Au départ, je ne l’ai pas cru. Le groupe The Mission qui joue dans une salle de taille moyenne comme Le Rex à Toulouse, ça sonnait comme une aberration. Et en même temps, comment manquer ça ! Je n’ai pourtant jamais été fan, et je ne possède aucun album. D’ailleurs, quand j’ai demandé aux amis s’ils venaient, ils m’ont presque tous dit que c’est une musique trop pop, trop lisse, trop typée rock indé de son époque, plus proche au final de groupes de stade à la U2 ou Simple Minds dans la tête des gens.
Pourtant, contrairement à Sisters of Mercy qui, depuis trois décennies, livre des concerts exécrables, The Mission a toujours eu la réputation d’être bon sur scène, porté par d’excellents musiciens. Heureusement, pas mal d’autres amis avaient fait le déplacement, certains de loin, pour rendre cette expérience unique. Au final, si on sortait en soirées gothiques dans les années 1980, 1990, The Mission était quand même un incontournable, et qu’on le veuille ou non, "Garden of Delight", "Severina", "The Crystal Ocean" ou encore "Tower of Strength" sont devenus des classiques.
Organisée par Regarts, la soirée a commencé de très belle manière avec la performance d’un trio lyonnais, dont je n’avais jamais entendu parler avant mais qui sont actifs depuis une dizaine d’années. Leur nom est Divine Shade. Les influences sont assumées, allant de Gary Numan à Killing Joke, au croisement de l’electro, du metal indus et du post-punk. Le point fort est surtout la belle voix du chanteur. Les compositions sont efficaces et carrées, avec une belle énergie. On est fin prêt pour l’arrivée du combo britannique.
Et quel bonheur de pouvoir se glisser au premier rang sans trop de difficultés ! The Mission envoie la sauce de suite avec l’hymne "Wasteland" et sa phrase d’introduction mythique : "I still believe in God but God no longer believes in me". Le son n’est pas ringard et daté. Bien au contraire. Les guitares de Wayne Hussey et Simon Hinkler se marient divinement, oniriques et planantes, alors que la basse de Craig Adams nous enveloppe, imperturbable et rampante, ravivant les souvenirs du First And Last And Always des Sisters of Mercy, qu’ils ont co-composé avec Andrew Eldritch et Gary Marx. La rythmique basse/batterie garde cette essence post-punk que les titres suivants, encore tirés de leurs débuts, "Serpents Kiss" et "Over The Hills And Far Away", ne font que confirmer.

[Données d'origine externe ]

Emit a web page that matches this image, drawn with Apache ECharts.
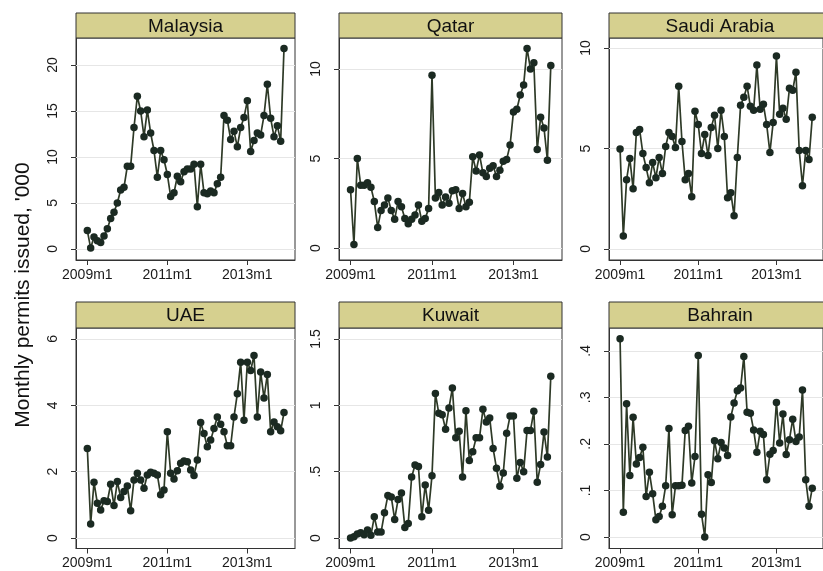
<!DOCTYPE html>
<html><head><meta charset="utf-8">
<script src="https://cdn.jsdelivr.net/npm/echarts@6/dist/echarts.min.js"></script>
<style>html,body{margin:0;padding:0;background:#fff}#c{width:823px;height:571px}</style>
</head><body><div id="c"></div>
<script>
// ---- data ----
const countries = ['Malaysia', 'Qatar', 'Saudi Arabia', 'UAE', 'Kuwait', 'Bahrain'];
const xTickValues = [0, 24, 48];               // months since 2009m1
const xTickLabels = ['2009m1', '2011m1', '2013m1'];
const yTitle = "Monthly permits issued, '000";

const malaysia = [2.0,0.1,1.3,0.9,0.7,1.4,2.2,3.3,4.0,5.0,6.4,6.7,9.0,9.0,13.2,16.6,15.0,12.2,15.1,12.6,10.7,7.8,10.7,9.7,8.1,5.7,6.1,7.9,7.3,8.4,8.7,8.7,9.2,4.6,9.2,6.1,6.0,6.3,6.1,7.1,7.8,14.5,14.0,11.9,12.8,11.1,13.2,14.3,16.1,10.6,11.8,12.6,12.4,14.5,17.9,14.2,12.2,13.4,11.7,21.8];
const qatar = [3.25,0.2,5.0,3.5,3.5,3.65,3.4,2.6,1.15,2.1,2.4,2.8,2.1,1.6,2.6,2.3,1.65,1.35,1.6,1.85,2.4,1.5,1.65,2.2,9.65,2.8,3.1,2.4,2.85,2.5,3.2,3.25,2.2,3.05,2.3,2.55,5.1,4.3,5.2,4.2,4.0,4.45,4.6,4.0,4.35,4.85,4.95,5.75,7.6,7.75,8.55,9.1,11.15,10.0,10.35,5.5,7.3,6.7,4.9,10.2];
const saudiArabia = [4.97,0.65,3.45,4.5,3.0,5.8,5.95,4.75,4.05,3.3,4.3,3.55,4.55,3.75,5.1,5.8,5.6,5.05,8.1,5.35,3.45,3.75,2.6,6.85,6.2,4.75,5.7,4.65,6.05,6.65,5.0,6.9,5.6,2.55,2.8,1.65,4.55,7.15,7.55,8.1,7.1,6.9,9.15,6.95,7.2,6.2,4.8,6.3,9.6,6.7,7.0,6.45,8.0,7.9,8.8,4.9,3.15,4.9,4.45,6.55];
const uae = [2.7,0.42,1.68,1.05,0.84,1.12,1.1,1.62,0.98,1.7,1.22,1.4,1.57,0.82,1.75,1.95,1.75,1.5,1.9,1.98,1.95,1.9,1.3,1.45,3.2,1.95,1.78,2.03,2.25,2.32,2.3,2.05,1.88,2.35,3.48,3.15,2.75,2.95,3.3,3.65,3.43,3.2,2.78,2.78,3.65,4.35,5.3,3.55,5.3,5.05,5.5,3.65,5.0,4.22,4.93,3.2,3.5,3.35,3.23,3.78];
const kuwait = [0.0,0.01,0.03,0.04,0.025,0.06,0.02,0.16,0.045,0.045,0.19,0.32,0.31,0.14,0.29,0.34,0.08,0.11,0.46,0.55,0.54,0.16,0.40,0.21,0.47,1.09,0.94,0.93,0.82,0.98,1.13,0.755,0.805,0.46,0.96,0.585,0.65,0.755,0.755,0.97,0.875,0.905,0.675,0.525,0.39,0.49,0.79,0.92,0.92,0.45,0.57,0.50,0.81,0.81,0.955,0.42,0.555,0.80,0.61,1.22];
const bahrain = [0.426,0.053,0.286,0.132,0.257,0.157,0.171,0.193,0.087,0.139,0.093,0.037,0.044,0.066,0.11,0.233,0.048,0.11,0.11,0.111,0.229,0.238,0.116,0.173,0.39,0.049,0.0,0.134,0.117,0.207,0.168,0.203,0.191,0.175,0.258,0.288,0.314,0.32,0.388,0.268,0.266,0.23,0.182,0.227,0.22,0.123,0.178,0.186,0.289,0.202,0.264,0.177,0.209,0.253,0.205,0.215,0.316,0.123,0.066,0.105];

const yTickValues = [[0,5,10,15,20],[0,5,10],[0,5,10],[0,2,4,6],[0,0.5,1,1.5],[0,0.1,0.2,0.3,0.4]];
const yTickLabels = [['0','5','10','15','20'],['0','5','10'],['0','5','10'],['0','2','4','6'],['0','.5','1','1.5'],['0','.1','.2','.3','.4']];
const seriesValues = [malaysia, qatar, saudiArabia, uae, kuwait, bahrain];

// ---- layout / scales ----
const colLeft = [76, 339, 609];
const colWidth = [219, 223, 222];
const rowTop = [38, 328];
const rowHeight = [222, 220.5];
const headerH = [25, 26];
const xMin = -3.4, xMax = 62.3;
const yMin = [-1.2, -0.67, -0.55, -0.317, -0.079, -0.0247];
const yMax = [22.93, 11.73, 10.5, 6.33, 1.583, 0.449];

const FONT = '"Liberation Sans", Arial, sans-serif';
const INK = '#1a1a1a';
const grids = [], xAxes = [], yAxes = [], series = [], graphics = [];

countries.forEach((name, i) => {
  const r = Math.floor(i / 3), c = i % 3;
  grids.push({left: colLeft[c], top: rowTop[r], width: colWidth[c], height: rowHeight[r],
    show: true, borderColor: '#333', borderWidth: 1, backgroundColor: '#fff', containLabel: false});
  xAxes.push({type: 'value', gridIndex: i, min: xMin, max: xMax,
    axisLine: {show: true, onZero: false, lineStyle: {color: '#333', width: 1}},
    axisTick: {show: true, length: 5, customValues: xTickValues, lineStyle: {color: '#333'}},
    axisLabel: {show: true, customValues: xTickValues, margin: 8,
      formatter: v => xTickLabels[xTickValues.indexOf(v)] || '',
      fontFamily: FONT, fontSize: 14, color: INK},
    splitLine: {show: false}});
  const tv = yTickValues[i], tl = yTickLabels[i];
  yAxes.push({type: 'value', gridIndex: i, min: yMin[i], max: yMax[i],
    axisLine: {show: true, onZero: false, lineStyle: {color: '#333', width: 1}},
    axisTick: {show: true, length: 5, customValues: tv, lineStyle: {color: '#333'}},
    axisLabel: {show: true, customValues: tv, rotate: 90, margin: 16,
      align: 'center', verticalAlign: 'bottom',
      formatter: v => { const k = tv.findIndex(t => Math.abs(t - v) < 1e-9); return k >= 0 ? tl[k] : ''; },
      fontFamily: FONT, fontSize: 14, color: INK},
    splitLine: {show: false}});
  // faint horizontal grid lines at the y ticks
  series.push({type: 'line', xAxisIndex: i, yAxisIndex: i, data: [], silent: true, z: 1,
    markLine: {silent: true, z: 1, symbol: 'none', label: {show: false},
      lineStyle: {color: '#e6e6e6', width: 1, type: 'solid'},
      data: tv.map(v => ({yAxis: v}))}});
  series.push({type: 'line', name: name, xAxisIndex: i, yAxisIndex: i, z: 3,
    data: seriesValues[i].map((v, m) => [m, v]),
    symbol: 'circle', symbolSize: 7.5, showSymbol: true,
    lineStyle: {color: '#2e3a27', width: 1.7},
    itemStyle: {color: '#1b2a22', borderWidth: 0},
    animation: false});
  // panel header strip
  const hx = colLeft[c], hy = rowTop[r] - headerH[r];
  graphics.push({type: 'rect', z: 10, shape: {x: hx, y: hy, width: colWidth[c], height: headerH[r]},
    style: {fill: '#d6d08f', stroke: '#333', lineWidth: 1}});
  graphics.push({type: 'text', z: 11, x: hx + colWidth[c] / 2, y: hy + headerH[r] / 2 + 1,
    style: {text: name, fill: '#111', font: '19px ' + FONT, align: 'center', verticalAlign: 'middle'}});
});

graphics.push({type: 'text', z: 11, x: 23, y: 295, rotation: Math.PI / 2,
  style: {text: yTitle, fill: '#111', font: '21px ' + FONT, align: 'center', verticalAlign: 'middle'}});

const chart = echarts.init(document.getElementById('c'), null, {renderer: 'canvas'});
chart.setOption({animation: false, backgroundColor: '#fff',
  grid: grids, xAxis: xAxes, yAxis: yAxes, series: series, graphic: graphics});
</script></body></html>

Étrangement, le concert se fait plus fascinant quand le rythme se ralentit, avec des titres plus récents. Je pense alors au Brendan Perry du premier album de Dead Can Dance : la voix chaude et grave, les effets de réverbération et de delay juste comme il faut, les guitares cristallines et claires, la basse souvent jouée sur le haut du manche. L’excellent "Within the Deepest Darkness (Fearful)" est bien représentatif de cette évolution du son de The Mission et je me dis alors que j’aurais dû écouter les albums des années 2000 qui, je l’avoue, me sont complètement inconnus. "Kindness is a Weapon" fait partie de ces découvertes (NDLR : un mid-tempo aux boucles de guitares très 'missionesques', et au refrain pop), mais le groupe en revient vite aux titres qui ont fait sa renommée, avec une montée en intensité et un public qui connaît les paroles par cœur : "Wake", "Child’s Play", "Deliverance" jusqu’au trio gagnant, "Butterfly on a Wheel", "Severina" et "Tower of Strength" qui sonnent vraiment bien dans cette salle du Rex.
Ils nous laissent en état euphorique, et on fera la fermeture des bars alentours, le Dada et l’Autan, pour retomber un peu. Le tour bus du groupe, absolument immense et massif, restera garé dans la rue, et on pourra croiser Craig Adams ou Simon Hinkler pour des photos souvenirs. De toute façon, on a raté le dernier métro, la marche sera longue et on fera de nombreuses pauses avant de rentrer au bercail. Une chose est sûre, nous avons passé une super soirée et n’avons aucun regret d’être allé à ce "concert de vieux" qui nous a fait nous sentir légers comme des papillons. The Mission, c’est définitivement mieux en concert que sur disque.